I joined this crowd yesterday. I am excited to get this completely hooked up and running my fermentation chamber. I still need a couple of parts to be 100% finished.
Still need: relay module, thermowells, and a project box of some kind
I downloaded Debian 8.2 yesterday and installed it on an old Dell Latitude D620. I have an Arduino Uno Rev C. I have the Uno plugged into the back USB socket on the Dell. I have the Dell wired to my home network and am going to keep it this way. The Debian install mentioned something about needing non-free firmware for the wireless adapter. I wasn't planning on running wirelessly so no biggie. I configured the OS to run with a static IP address on my network.
Cool. I am running a laptop also. Runs well. Not that hard to link to the non free components needed and install the wifi components.

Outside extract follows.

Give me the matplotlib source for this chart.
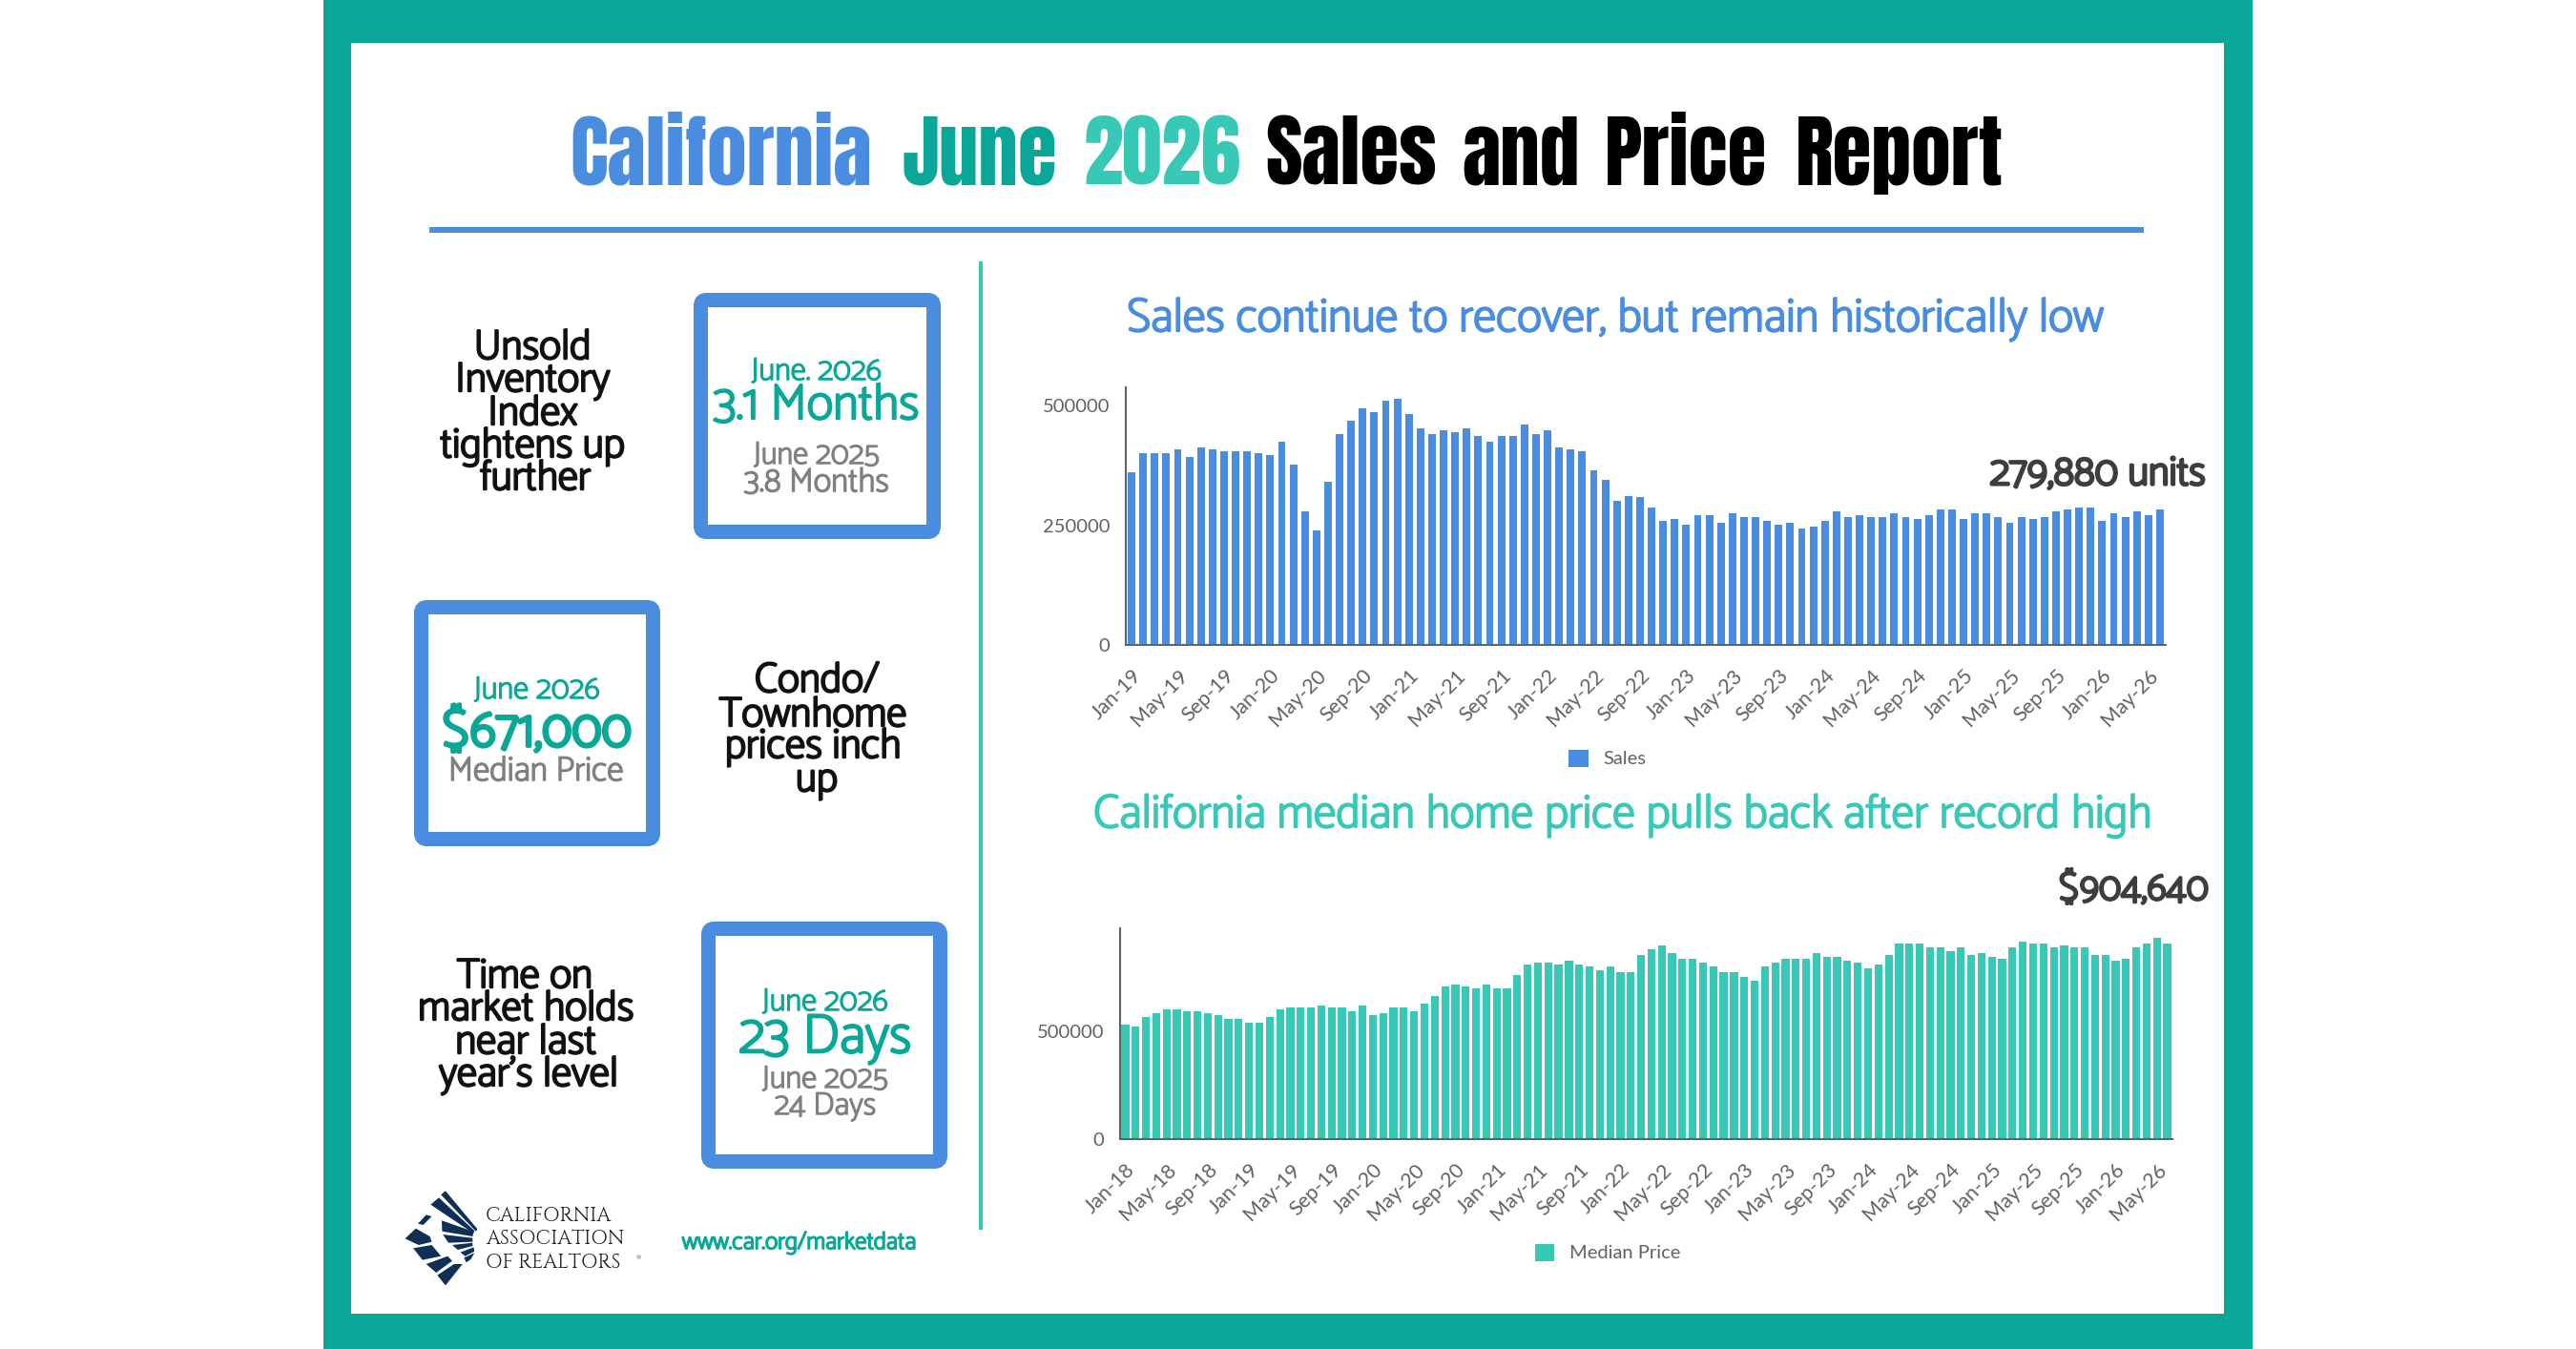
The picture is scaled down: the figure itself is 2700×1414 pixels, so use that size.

A couple of things I noticed during the manual install of BrewPi. The WWW root is now installed in /var/www/html. You have to modify the /etc/apache2/sites-available/000-default.conf file to change the WWW root to /var/www.
Do this before installing BrewPi. Also check this file /etc/apache2/apache2.conf to see if the WWW root is pointing to the correct location.
I'm still running wheezy so haven't had to go this yet. Still runs fine. Prob have to change one day.
The manual instructions refer to a PI user account that does not exist when installing on a computer. Use your user account in place of the PI user.
After you make any changes to files or directories,
make sure that you re-run the fixPermissions.sh script. This fixed an issue I was seeing after I completed my setup.
I wired my setup exactly as described except for the relays (which I don't have yet). In the relays place I put a red LED and a blue LED, to test wiring functionality. I tested my temp sensors using a glass of ice water and everything appears to be working correctly. I just need my missing parts and I should be good to go.
Thanks to everyone for great information in this thread.
I hope I added some info that someone else can use.